*TASK DIRECTIONS*: Keep pictures out. Copy exactly the lines from the one containing "What Bokeh code" to the one containing "from bokeh.resources import INLINE", endpoints included.

*TASK INPUTS*:
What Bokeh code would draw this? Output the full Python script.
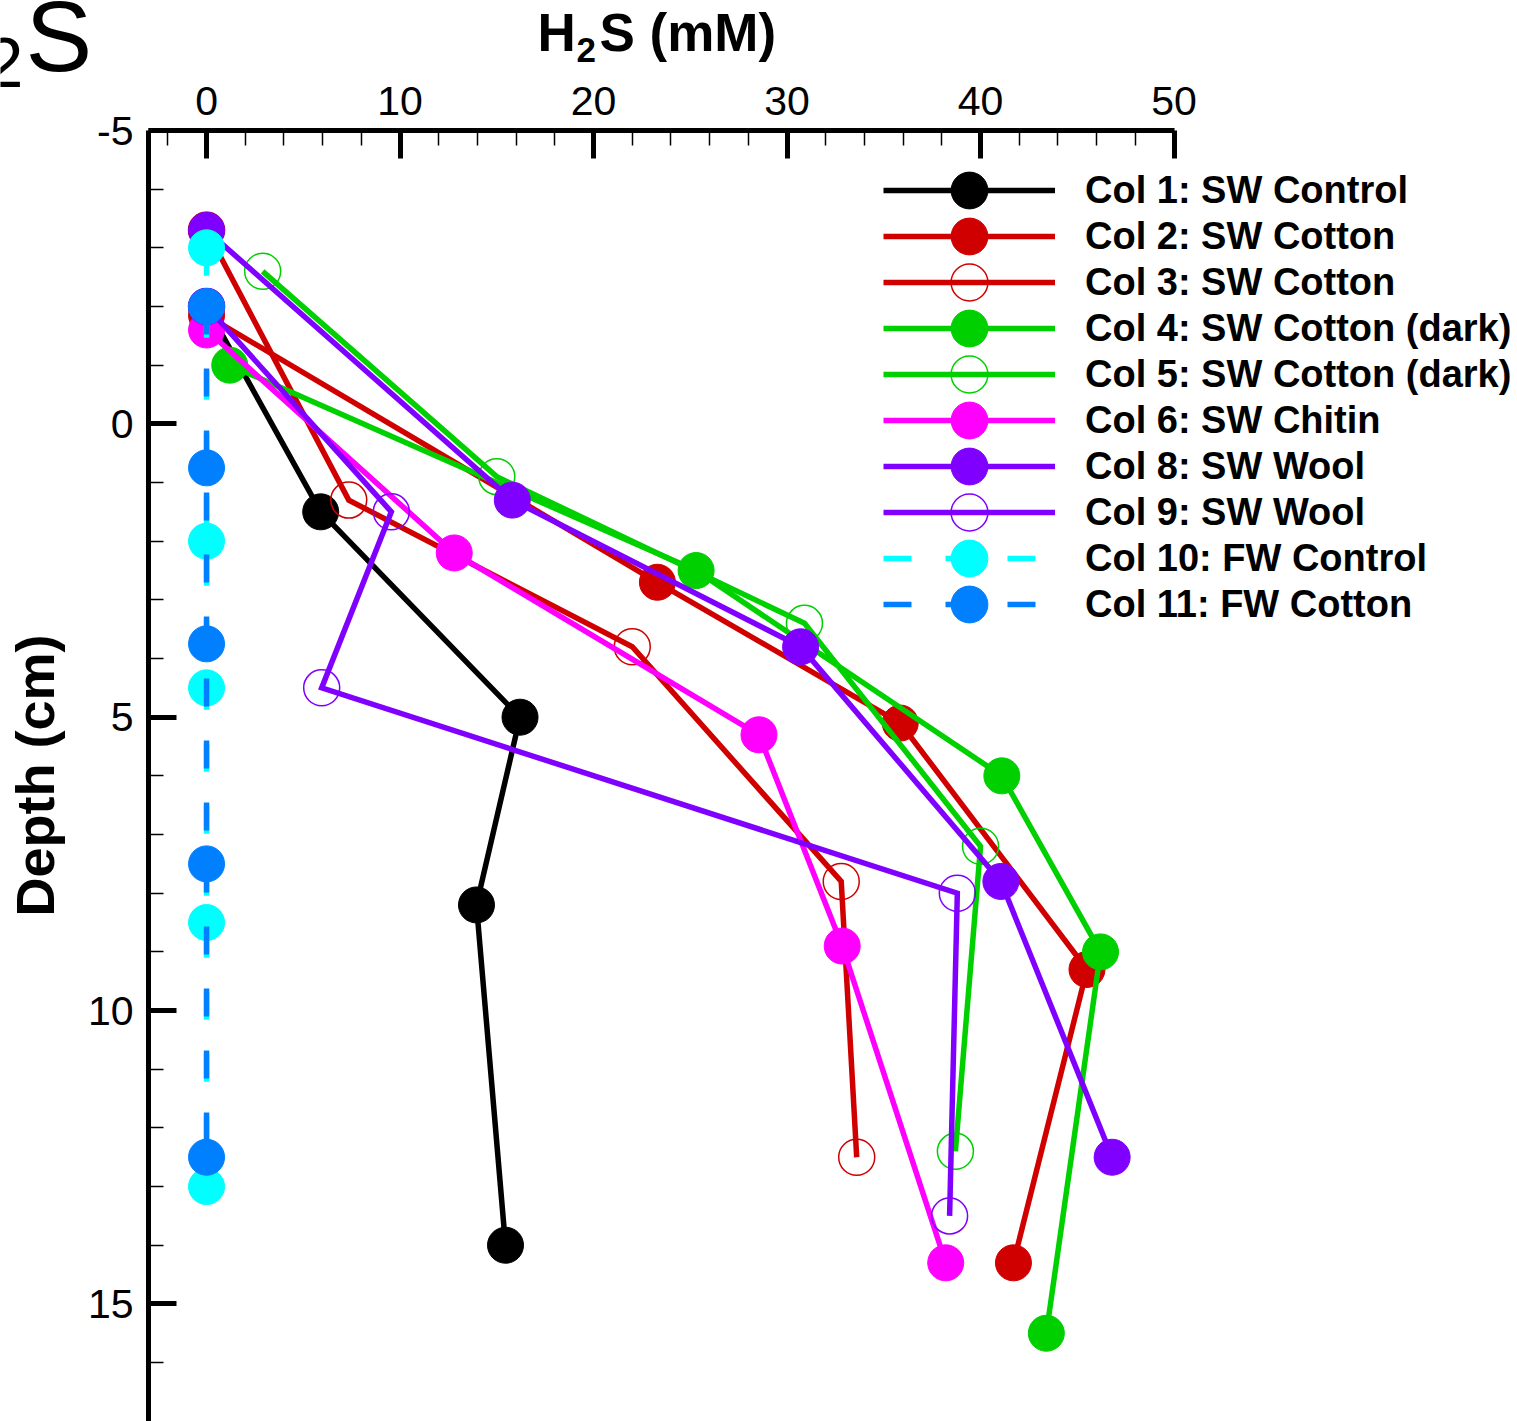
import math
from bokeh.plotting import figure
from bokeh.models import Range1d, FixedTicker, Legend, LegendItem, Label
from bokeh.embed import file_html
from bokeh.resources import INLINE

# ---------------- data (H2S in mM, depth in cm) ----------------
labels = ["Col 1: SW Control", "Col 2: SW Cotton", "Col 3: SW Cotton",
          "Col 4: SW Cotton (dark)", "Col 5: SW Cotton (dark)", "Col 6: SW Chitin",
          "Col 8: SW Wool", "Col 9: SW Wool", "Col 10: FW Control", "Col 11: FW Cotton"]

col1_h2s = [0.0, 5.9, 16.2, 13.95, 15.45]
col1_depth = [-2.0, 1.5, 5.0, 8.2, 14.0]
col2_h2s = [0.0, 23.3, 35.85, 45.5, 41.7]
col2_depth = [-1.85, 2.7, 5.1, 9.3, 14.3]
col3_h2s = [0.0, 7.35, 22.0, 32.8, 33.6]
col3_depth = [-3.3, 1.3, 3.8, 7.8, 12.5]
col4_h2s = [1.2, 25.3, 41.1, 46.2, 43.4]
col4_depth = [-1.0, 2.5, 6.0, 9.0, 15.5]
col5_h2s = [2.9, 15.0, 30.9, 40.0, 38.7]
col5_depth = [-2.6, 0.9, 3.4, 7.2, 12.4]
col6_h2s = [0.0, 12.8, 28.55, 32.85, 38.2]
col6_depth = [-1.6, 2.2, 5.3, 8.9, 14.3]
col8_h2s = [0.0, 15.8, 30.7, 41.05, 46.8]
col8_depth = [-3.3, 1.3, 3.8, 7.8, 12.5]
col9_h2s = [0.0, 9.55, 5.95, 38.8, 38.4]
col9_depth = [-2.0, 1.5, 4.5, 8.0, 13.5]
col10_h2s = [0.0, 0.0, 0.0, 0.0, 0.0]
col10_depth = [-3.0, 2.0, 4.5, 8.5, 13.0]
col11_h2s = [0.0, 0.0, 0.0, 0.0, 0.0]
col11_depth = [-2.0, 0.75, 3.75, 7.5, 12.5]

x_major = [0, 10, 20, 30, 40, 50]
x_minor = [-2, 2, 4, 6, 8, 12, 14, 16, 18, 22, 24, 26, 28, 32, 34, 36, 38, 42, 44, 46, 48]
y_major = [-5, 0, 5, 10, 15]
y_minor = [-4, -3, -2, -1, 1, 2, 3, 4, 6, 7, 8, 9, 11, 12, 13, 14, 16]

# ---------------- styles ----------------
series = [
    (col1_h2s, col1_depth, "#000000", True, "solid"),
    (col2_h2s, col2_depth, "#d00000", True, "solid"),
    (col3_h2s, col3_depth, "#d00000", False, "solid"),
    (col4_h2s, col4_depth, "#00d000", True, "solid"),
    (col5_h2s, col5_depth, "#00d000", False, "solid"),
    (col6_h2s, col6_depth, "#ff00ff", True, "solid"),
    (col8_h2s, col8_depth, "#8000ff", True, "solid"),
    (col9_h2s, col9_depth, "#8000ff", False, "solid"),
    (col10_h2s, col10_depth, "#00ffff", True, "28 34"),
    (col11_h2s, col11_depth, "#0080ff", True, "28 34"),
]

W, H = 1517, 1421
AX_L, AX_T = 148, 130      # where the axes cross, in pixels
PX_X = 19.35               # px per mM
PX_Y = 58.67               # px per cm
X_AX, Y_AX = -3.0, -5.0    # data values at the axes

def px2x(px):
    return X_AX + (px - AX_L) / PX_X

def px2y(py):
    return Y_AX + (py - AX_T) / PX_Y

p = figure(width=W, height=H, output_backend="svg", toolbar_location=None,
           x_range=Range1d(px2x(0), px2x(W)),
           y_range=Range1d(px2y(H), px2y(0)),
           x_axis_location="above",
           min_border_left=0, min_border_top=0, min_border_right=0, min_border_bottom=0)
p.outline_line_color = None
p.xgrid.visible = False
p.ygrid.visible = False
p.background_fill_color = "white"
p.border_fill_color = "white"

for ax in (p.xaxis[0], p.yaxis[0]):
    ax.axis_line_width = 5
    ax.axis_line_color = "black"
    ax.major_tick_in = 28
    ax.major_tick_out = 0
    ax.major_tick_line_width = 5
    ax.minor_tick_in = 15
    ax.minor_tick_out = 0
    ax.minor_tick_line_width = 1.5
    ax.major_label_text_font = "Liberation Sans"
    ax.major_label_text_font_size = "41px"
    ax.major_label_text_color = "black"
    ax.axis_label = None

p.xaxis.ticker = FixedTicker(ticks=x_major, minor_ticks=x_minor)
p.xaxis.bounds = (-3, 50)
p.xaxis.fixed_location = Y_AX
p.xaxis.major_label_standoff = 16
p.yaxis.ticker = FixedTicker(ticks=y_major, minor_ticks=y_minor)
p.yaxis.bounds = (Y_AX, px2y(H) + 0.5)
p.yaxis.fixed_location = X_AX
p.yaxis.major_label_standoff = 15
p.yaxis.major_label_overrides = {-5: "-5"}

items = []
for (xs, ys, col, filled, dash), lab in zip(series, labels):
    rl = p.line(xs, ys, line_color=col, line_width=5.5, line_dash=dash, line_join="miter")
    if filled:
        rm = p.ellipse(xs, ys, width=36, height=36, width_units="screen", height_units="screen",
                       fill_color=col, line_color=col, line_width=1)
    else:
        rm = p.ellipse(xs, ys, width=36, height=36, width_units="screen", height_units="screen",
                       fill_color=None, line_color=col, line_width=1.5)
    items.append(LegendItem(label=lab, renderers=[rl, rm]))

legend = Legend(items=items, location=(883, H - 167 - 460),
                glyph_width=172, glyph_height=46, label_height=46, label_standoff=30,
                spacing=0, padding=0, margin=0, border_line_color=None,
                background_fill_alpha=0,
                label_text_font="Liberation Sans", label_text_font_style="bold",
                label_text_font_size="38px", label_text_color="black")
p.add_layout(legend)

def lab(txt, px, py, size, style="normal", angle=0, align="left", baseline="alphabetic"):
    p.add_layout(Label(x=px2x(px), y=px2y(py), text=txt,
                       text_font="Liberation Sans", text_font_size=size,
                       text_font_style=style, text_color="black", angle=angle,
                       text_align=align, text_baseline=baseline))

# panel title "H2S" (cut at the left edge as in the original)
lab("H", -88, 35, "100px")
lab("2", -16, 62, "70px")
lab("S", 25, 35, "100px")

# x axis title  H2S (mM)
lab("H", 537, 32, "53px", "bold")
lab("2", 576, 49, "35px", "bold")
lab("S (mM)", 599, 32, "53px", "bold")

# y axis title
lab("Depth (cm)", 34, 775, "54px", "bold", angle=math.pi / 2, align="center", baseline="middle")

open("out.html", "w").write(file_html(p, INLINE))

...

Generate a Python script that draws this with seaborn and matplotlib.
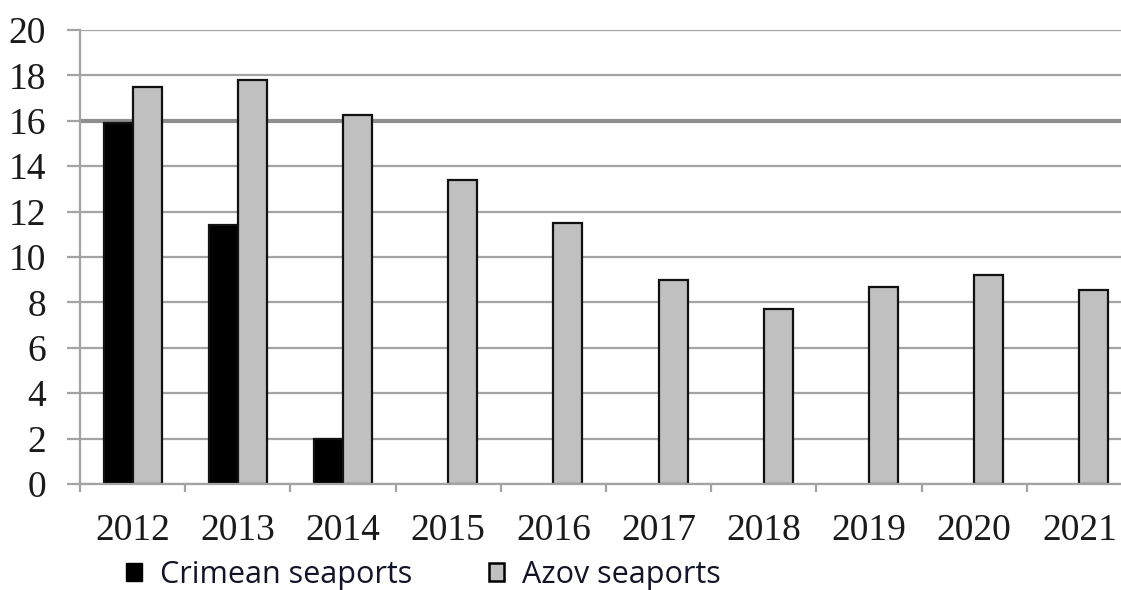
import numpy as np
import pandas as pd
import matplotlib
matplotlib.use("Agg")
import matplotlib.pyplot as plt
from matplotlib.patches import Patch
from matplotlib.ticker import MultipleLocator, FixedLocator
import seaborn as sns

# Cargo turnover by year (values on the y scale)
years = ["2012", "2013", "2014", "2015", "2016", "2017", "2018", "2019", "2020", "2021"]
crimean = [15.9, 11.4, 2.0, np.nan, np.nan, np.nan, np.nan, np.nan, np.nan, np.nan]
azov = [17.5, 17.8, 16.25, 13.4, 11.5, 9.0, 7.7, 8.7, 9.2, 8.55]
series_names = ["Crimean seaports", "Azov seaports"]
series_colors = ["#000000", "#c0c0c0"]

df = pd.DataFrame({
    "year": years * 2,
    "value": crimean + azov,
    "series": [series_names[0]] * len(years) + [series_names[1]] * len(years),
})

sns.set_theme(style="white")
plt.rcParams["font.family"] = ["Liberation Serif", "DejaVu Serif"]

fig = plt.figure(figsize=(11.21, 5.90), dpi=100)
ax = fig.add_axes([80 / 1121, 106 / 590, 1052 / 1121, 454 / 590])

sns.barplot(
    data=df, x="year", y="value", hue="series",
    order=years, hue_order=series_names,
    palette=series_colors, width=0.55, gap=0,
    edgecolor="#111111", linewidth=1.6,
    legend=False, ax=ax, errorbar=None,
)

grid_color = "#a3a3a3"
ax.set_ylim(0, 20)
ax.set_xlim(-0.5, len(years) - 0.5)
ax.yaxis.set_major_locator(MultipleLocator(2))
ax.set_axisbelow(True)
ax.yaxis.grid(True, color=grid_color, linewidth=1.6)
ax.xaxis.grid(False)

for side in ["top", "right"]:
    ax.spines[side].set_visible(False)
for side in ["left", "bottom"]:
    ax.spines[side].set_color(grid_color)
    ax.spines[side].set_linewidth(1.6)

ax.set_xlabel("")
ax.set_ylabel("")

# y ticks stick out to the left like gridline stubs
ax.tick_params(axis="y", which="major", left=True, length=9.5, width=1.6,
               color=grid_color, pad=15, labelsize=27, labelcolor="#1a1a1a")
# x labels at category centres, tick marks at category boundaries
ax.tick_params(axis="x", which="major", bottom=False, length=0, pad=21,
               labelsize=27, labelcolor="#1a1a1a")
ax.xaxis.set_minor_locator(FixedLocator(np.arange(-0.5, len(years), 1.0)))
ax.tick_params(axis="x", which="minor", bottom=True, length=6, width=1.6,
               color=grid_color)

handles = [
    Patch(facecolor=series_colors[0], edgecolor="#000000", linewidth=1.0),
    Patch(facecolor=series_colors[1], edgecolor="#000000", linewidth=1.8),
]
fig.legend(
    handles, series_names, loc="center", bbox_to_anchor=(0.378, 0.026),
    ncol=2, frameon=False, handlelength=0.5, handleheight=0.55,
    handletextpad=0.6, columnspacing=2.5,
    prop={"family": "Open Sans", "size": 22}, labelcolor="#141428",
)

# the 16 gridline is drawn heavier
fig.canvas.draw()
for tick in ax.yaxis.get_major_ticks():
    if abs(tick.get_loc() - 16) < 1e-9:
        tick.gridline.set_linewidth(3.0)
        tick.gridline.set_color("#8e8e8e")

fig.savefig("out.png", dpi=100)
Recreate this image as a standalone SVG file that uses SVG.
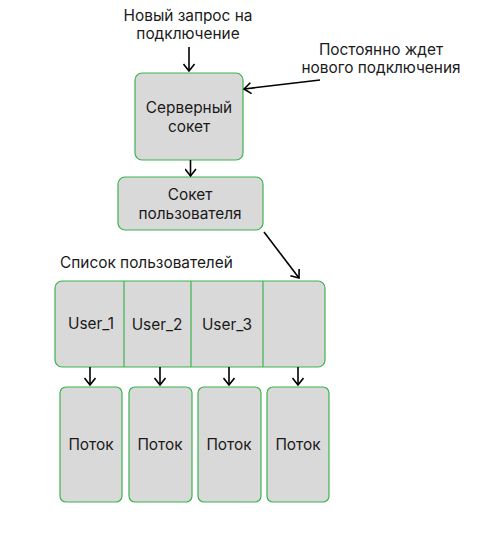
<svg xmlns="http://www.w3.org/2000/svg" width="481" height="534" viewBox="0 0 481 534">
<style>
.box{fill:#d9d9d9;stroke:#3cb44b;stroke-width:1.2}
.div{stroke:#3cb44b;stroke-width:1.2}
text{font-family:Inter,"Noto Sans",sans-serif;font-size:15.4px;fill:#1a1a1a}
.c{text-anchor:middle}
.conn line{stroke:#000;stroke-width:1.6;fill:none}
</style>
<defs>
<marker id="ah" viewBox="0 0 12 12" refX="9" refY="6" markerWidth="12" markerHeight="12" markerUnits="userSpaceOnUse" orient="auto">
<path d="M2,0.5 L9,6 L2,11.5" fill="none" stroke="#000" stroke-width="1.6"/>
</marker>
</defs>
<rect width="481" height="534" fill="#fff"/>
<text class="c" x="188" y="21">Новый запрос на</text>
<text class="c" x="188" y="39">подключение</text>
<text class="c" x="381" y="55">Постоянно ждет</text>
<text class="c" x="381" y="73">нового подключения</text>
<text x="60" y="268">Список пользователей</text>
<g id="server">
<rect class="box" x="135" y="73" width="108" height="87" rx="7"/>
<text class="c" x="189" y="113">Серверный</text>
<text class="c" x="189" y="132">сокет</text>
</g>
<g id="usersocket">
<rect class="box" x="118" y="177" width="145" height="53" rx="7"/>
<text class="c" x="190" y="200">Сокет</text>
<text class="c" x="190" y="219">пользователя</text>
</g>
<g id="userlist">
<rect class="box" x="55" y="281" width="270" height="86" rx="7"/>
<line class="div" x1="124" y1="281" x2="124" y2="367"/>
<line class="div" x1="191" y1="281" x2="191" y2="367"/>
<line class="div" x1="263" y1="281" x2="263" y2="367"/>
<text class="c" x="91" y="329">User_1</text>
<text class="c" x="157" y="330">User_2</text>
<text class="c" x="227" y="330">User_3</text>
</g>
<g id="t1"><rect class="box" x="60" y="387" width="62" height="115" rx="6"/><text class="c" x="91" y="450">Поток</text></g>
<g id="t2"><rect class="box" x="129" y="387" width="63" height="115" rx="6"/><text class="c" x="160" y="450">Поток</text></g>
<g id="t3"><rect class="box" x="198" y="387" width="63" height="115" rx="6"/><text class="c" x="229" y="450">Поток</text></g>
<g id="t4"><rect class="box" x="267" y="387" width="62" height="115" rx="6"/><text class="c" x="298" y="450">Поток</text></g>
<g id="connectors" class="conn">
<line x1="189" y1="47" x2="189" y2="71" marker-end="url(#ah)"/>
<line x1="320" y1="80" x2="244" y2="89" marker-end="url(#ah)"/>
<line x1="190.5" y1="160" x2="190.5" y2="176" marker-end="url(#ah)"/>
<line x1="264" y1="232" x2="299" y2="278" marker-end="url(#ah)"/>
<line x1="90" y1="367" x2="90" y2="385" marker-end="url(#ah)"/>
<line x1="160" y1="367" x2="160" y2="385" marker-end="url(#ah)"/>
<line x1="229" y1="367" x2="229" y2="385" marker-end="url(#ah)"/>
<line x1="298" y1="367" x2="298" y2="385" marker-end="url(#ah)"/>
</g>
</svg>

*EXPECTED OUTPUT*:
What Bokeh code would draw this? Output the full Python script.
import math
from bokeh.plotting import figure
from bokeh.models import Range1d, FixedTicker, Legend, LegendItem, Label
from bokeh.embed import file_html
from bokeh.resources import INLINE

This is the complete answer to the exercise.